Tra improbabili bancarelle di altrettanto improbabili oggetti di uso sconosciuto si snoda la storia di una straordinariamente naturale commistione di due anime tradizionalmente lontane. Il sentire religioso degli Hui non ha mai ceduto a derive fondamentaliste e a conseguenti implicazioni politiche, non senza che l’onnipresenza dello stato cinese giocasse un ruolo di primo piano nell’inglobare l’Islam entro il reticolo della propria ideologia.


Nel susseguirsi di sincretismi irriverenti e non privi di singolarità l’ora di cena si avvicina pericolosamente. Il timore degli esiti culinari di cotanta convivenza culturale non riesce a scoraggiarci e, sotto il fidato suggerimento della nostra guida National Geographic, decidiamo di avere il coraggio necessario per affrontare il tipico piatto Hui, lo “yangrou paomo”.

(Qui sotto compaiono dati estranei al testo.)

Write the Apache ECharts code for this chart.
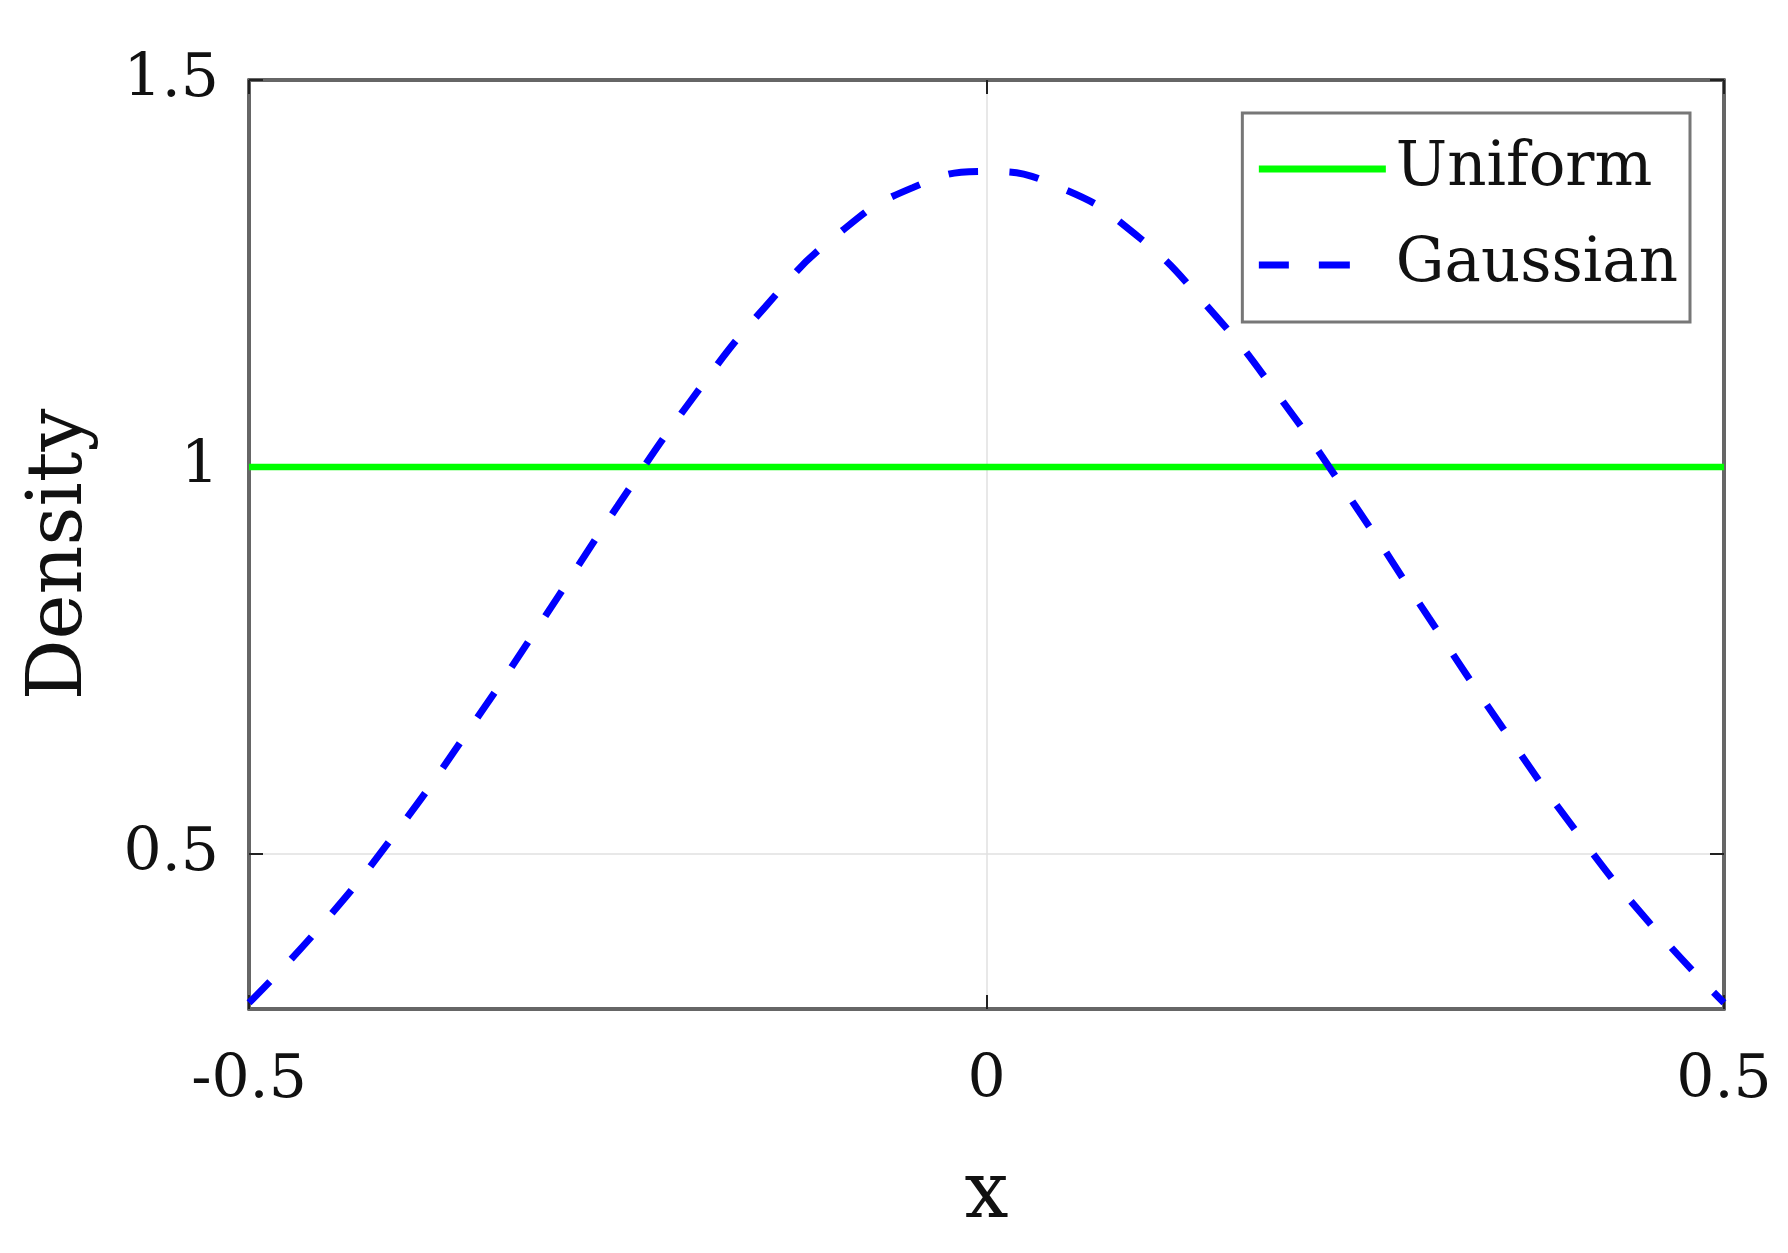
<!DOCTYPE html>
<html>
<head>
<meta charset="utf-8">
<script src="https://cdn.jsdelivr.net/npm/echarts@6/dist/echarts.min.js"></script>
<style>
  html, body { margin: 0; padding: 0; background: #fff; }
  #chart { width: 1788px; height: 1253px; }
</style>
</head>
<body>
<div id="chart"></div>
<script>
// x positions
const xValues = [-0.5, -0.45, -0.4, -0.35, -0.3, -0.25, -0.2, -0.15, -0.1, -0.05,
  0, 0.05, 0.1, 0.15, 0.2, 0.25, 0.3, 0.35, 0.4, 0.45, 0.5];
// Gaussian density
const gaussianValues = [0.308, 0.410, 0.529, 0.663, 0.805, 0.950, 1.087, 1.207, 1.302, 1.361,
  1.382, 1.361, 1.302, 1.207, 1.087, 0.950, 0.805, 0.663, 0.529, 0.410, 0.308];
// Uniform density endpoints
const uniformX = [-0.5, 0.5];
const uniformValues = [1, 1];
// tick labels
const xTicks = [-0.5, 0, 0.5];
const yTicks = [0.5, 1, 1.5];

const font = "DejaVu Serif";
const myChart = echarts.init(document.getElementById("chart"));

const axisLine = { show: true, onZero: false, lineStyle: { color: "#666", width: 4 } };
const tickStyle = { color: "#222", width: 2 };

const option = {
  animation: false,
  backgroundColor: "#fff",
  grid: { left: 249, right: 64, top: 80, bottom: 244 },
  legend: {
    right: 98,
    top: 113,
    orient: "vertical",
    itemWidth: 127,
    itemHeight: 20,
    itemGap: 26,
    padding: [21, 12, 22, 13],
    borderColor: "#777",
    borderWidth: 3,
    backgroundColor: "#fff",
    itemStyle: { opacity: 0 },
    lineStyle: { width: 7 },
    textStyle: {
      fontFamily: font,
      fontSize: 61,
      color: "#111",
      lineHeight: 70,
      padding: [0, 0, 0, 5],
    },
    data: [
      { name: "Uniform" },
      // two dashes only in the key, like the reference
      { name: "Gaussian", lineStyle: { type: [30, 30, 31, 100] } },
    ],
  },
  xAxis: [
    {
      type: "value",
      min: -0.5,
      max: 0.5,
      interval: 0.5,
      name: "x",
      nameLocation: "middle",
      nameGap: 149,
      nameTextStyle: { fontFamily: font, fontSize: 78, color: "#111" },
      axisLine: axisLine,
      axisTick: { show: true, inside: true, length: 14, lineStyle: tickStyle },
      axisLabel: {
        fontFamily: font, fontSize: 60, color: "#111", margin: 42,
        showMinLabel: true, showMaxLabel: true,
        formatter: (v) => (xTicks.includes(v) ? String(v) : ""),
      },
      splitLine: { show: true, lineStyle: { color: "#e0e0e0", width: 1.5 } },
    },
    {
      type: "value",
      position: "top",
      min: -0.5,
      max: 0.5,
      interval: 0.5,
      axisLine: axisLine,
      axisTick: { show: true, inside: true, length: 14, lineStyle: tickStyle },
      axisLabel: { show: false },
      splitLine: { show: false },
    },
  ],
  yAxis: [
    {
      type: "value",
      min: 0.3,
      max: 1.5,
      name: "Density",
      nameLocation: "middle",
      nameGap: 150,
      nameTextStyle: { fontFamily: font, fontSize: 76, color: "#111", padding: [0, 20, 0, 0] },
      axisLine: axisLine,
      axisTick: { show: true, inside: true, length: 14, customValues: yTicks, lineStyle: tickStyle },
      axisLabel: { fontFamily: font, fontSize: 60, color: "#111", margin: 30, customValues: yTicks },
      splitLine: { show: true, lineStyle: { color: "#e0e0e0", width: 1.5 } },
    },
    {
      type: "value",
      position: "right",
      min: 0.3,
      max: 1.5,
      axisLine: axisLine,
      axisTick: { show: true, inside: true, length: 14, customValues: yTicks, lineStyle: tickStyle },
      axisLabel: { show: false },
      splitLine: { show: false },
    },
  ],
  series: [
    {
      name: "Uniform",
      type: "line",
      xAxisIndex: 0,
      yAxisIndex: 0,
      symbol: "none",
      color: "#00ff00",
      lineStyle: { color: "#00ff00", width: 6.5 },
      data: uniformX.map((x, i) => [x, uniformValues[i]]),
      z: 3,
    },
    {
      name: "Gaussian",
      type: "line",
      xAxisIndex: 0,
      yAxisIndex: 0,
      symbol: "none",
      smooth: true,
      color: "#0000ff",
      lineStyle: { color: "#0000ff", width: 7, type: [30, 31] },
      data: xValues.map((x, i) => [x, gaussianValues[i]]),
      z: 4,
    },
  ],
};

myChart.setOption(option);
window.addEventListener("resize", () => {
  myChart.resize();
});
</script>
</body>
</html>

La scelta del locale è affidata alla sperimentata equazione “più gente = migliore qualità del locale”, che in questo caso ci fa optare per un locus tutt’altro che amenus, popolato da autoctoni intenti a sgranocchiare ossa di animali senza identità.


Il piatto tipico consiste in un brodo con annesso bollito di agnello e pane arabo a pezzi da ammorbidire nel brodo. Per chi, come me, prova un’istintiva ripugnanza verso le consistenze molli la cena si rivela un incubo dai contorni tetri, ulteriormente peggiorato dalla soddisfazione dipinta sui volti delle mie amiche.

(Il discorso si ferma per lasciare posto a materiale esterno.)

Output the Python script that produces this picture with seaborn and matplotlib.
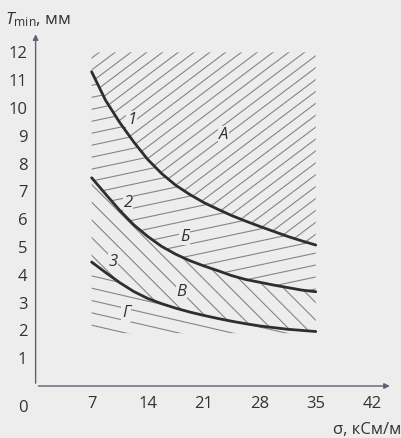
import numpy as np
import pandas as pd
import matplotlib
matplotlib.use('Agg')
import matplotlib.pyplot as plt
from matplotlib.collections import LineCollection
import seaborn as sns

# values
sigma = [7, 8.75, 10.5, 12.25, 14, 15.75, 17.5, 19.25, 21,
         22.75, 24.5, 26.25, 28, 29.75, 31.5, 33.25, 35]
curve1 = [11.3, 10.27, 9.48, 8.78, 8.15, 7.64, 7.22, 6.89, 6.6,
          6.36, 6.13, 5.93, 5.74, 5.56, 5.38, 5.22, 5.07]
curve2 = [7.49, 6.9, 6.32, 5.8, 5.38, 5.02, 4.74, 4.51, 4.32,
          4.15, 3.97, 3.83, 3.73, 3.63, 3.54, 3.45, 3.39]
curve3 = [4.46, 4.08, 3.72, 3.4, 3.15, 2.96, 2.8, 2.66, 2.54,
          2.43, 2.33, 2.24, 2.16, 2.1, 2.04, 2.0, 1.96]
zone_top = 12
zone_bottom = 1.9

x_ticks = [7, 14, 21, 28, 35, 42]
y_ticks = list(range(1, 13))
curve_names = ['1', '2', '3']
zone_names = ['А', 'Б', 'В', 'Г']

df = pd.DataFrame({
    'sigma': sigma * 3,
    'T': curve1 + curve2 + curve3,
    'curve': sum([[n] * len(sigma) for n in curve_names], []),
})

sns.set_style('white')
plt.rcParams['font.family'] = ['Open Sans', 'DejaVu Sans']
plt.rcParams['mathtext.fontset'] = 'custom'
plt.rcParams['mathtext.it'] = 'Open Sans:italic'
plt.rcParams['mathtext.rm'] = 'Open Sans'

bg = '#ededed'
txt = '#333333'
axis_col = '#5c6272'
hatch_col = '#858585'

fig = plt.figure(figsize=(4.02, 4.38), dpi=100, facecolor=bg)
ax = fig.add_axes([0.0886, 0.1187, 0.888, 0.8094])
ax.set_facecolor(bg)
ax.set_xlim(0, 44.6)
ax.set_ylim(0, 12.75)


def hatch(ax, poly, angle, step, color=hatch_col, lw=0.8):
    # parallel lines in pixel space, clipped to the region polygon
    a = np.deg2rad(angle)
    d = np.array([np.cos(a), np.sin(a)])
    n = np.array([-np.sin(a), np.cos(a)])
    bb = ax.bbox
    c = np.array([(bb.x0 + bb.x1) / 2, (bb.y0 + bb.y1) / 2])
    L = max(bb.width, bb.height)
    inv = ax.transData.inverted()
    segs = []
    for k in np.arange(-L, L, step):
        p = c + n * k
        segs.append(inv.transform(np.array([p - d * L, p + d * L])))
    lc = LineCollection(segs, colors=color, linewidths=lw)
    ax.add_collection(lc, autolim=False)
    lc.set_clip_path(poly.get_paths()[0], poly.get_transform())


s = np.array(sigma)
regions = [
    (ax.fill_between(s, curve1, zone_top, color='none', lw=0), 37, 9.5),
    (ax.fill_between(s, curve2, curve1, color='none', lw=0), 12, 11.7),
    (ax.fill_between(s, curve3, curve2, color='none', lw=0), -45, 12.5),
    (ax.fill_between(s, zone_bottom, curve3, color='none', lw=0), -13, 12),
]
for poly, ang, step in regions:
    hatch(ax, poly, ang, step)

sns.lineplot(data=df, x='sigma', y='T', units='curve', estimator=None,
             color='#2e2e2e', lw=2, ax=ax, legend=False)
ax.set_xlim(0, 44.6)
ax.set_ylim(0, 12.75)

# curve and zone labels
curve_pos = [(12.0, 9.57), (11.55, 6.57), (9.7, 4.47)]
zone_pos = [(23.5, 9.03), (18.6, 5.37), (18.2, 3.39), (11.3, 2.61)]
for name, (x, y) in zip(curve_names + zone_names, curve_pos + zone_pos):
    ax.text(x, y, name, fontsize=12, style='italic', color=txt,
            ha='center', va='center', bbox=dict(fc=bg, ec='none', pad=0.5))

# axes with arrows
for sp in ax.spines.values():
    sp.set_visible(False)
ax.annotate('', xy=(1, 0), xytext=(0, 0), xycoords='axes fraction',
            arrowprops=dict(arrowstyle='-|>', color=axis_col, lw=1, mutation_scale=8))
ax.annotate('', xy=(0, 1), xytext=(0, 0), xycoords='axes fraction',
            arrowprops=dict(arrowstyle='-|>', color=axis_col, lw=1, mutation_scale=8))

ax.set_xticks(x_ticks)
ax.set_yticks(y_ticks)
ax.tick_params(axis='both', direction='in', length=5, width=1, color=axis_col,
               labelsize=12, labelcolor=txt)
ax.tick_params(axis='x', pad=7)
ax.tick_params(axis='y', pad=6)
ax.set_xlabel('')
ax.set_ylabel('')
ax.text(-1.6, -0.8, '0', fontsize=12, color=txt, ha='center', va='center',
        transform=ax.transData, clip_on=False)

fig.text(5 / 402, 1 - 24 / 438, r'$\mathit{T}_{\mathrm{min}}$, мм', fontsize=12.5,
         color=txt, ha='left', va='baseline')
fig.text(401 / 402, 1 - 434 / 438, 'σ, кСм/м', fontsize=12, color=txt,
         ha='right', va='baseline')

fig.savefig('out.png', dpi=100, facecolor=bg)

Nemmeno la mia più ferrea volontà di adeguarmi ai costumi locali riesce ad evitarmi un digiuno pressoché totale.


Aspetti culinari a parte, quello degli Hui è un esempio felice nel contesto di realtà che inneggiano allo scontro culturale su basi effimere e pretestuose, che non mancano nemmeno entro i confini cinesi, se si considera il caso millenario del Xinjiang.

Non trascurare l’importanza di realtà come quella di Xian potrebbe essere il primo decisivo passo per porre l’accento sulla possibilità di trascendere i propri confini culturali, pur restando coscienti della propria identità.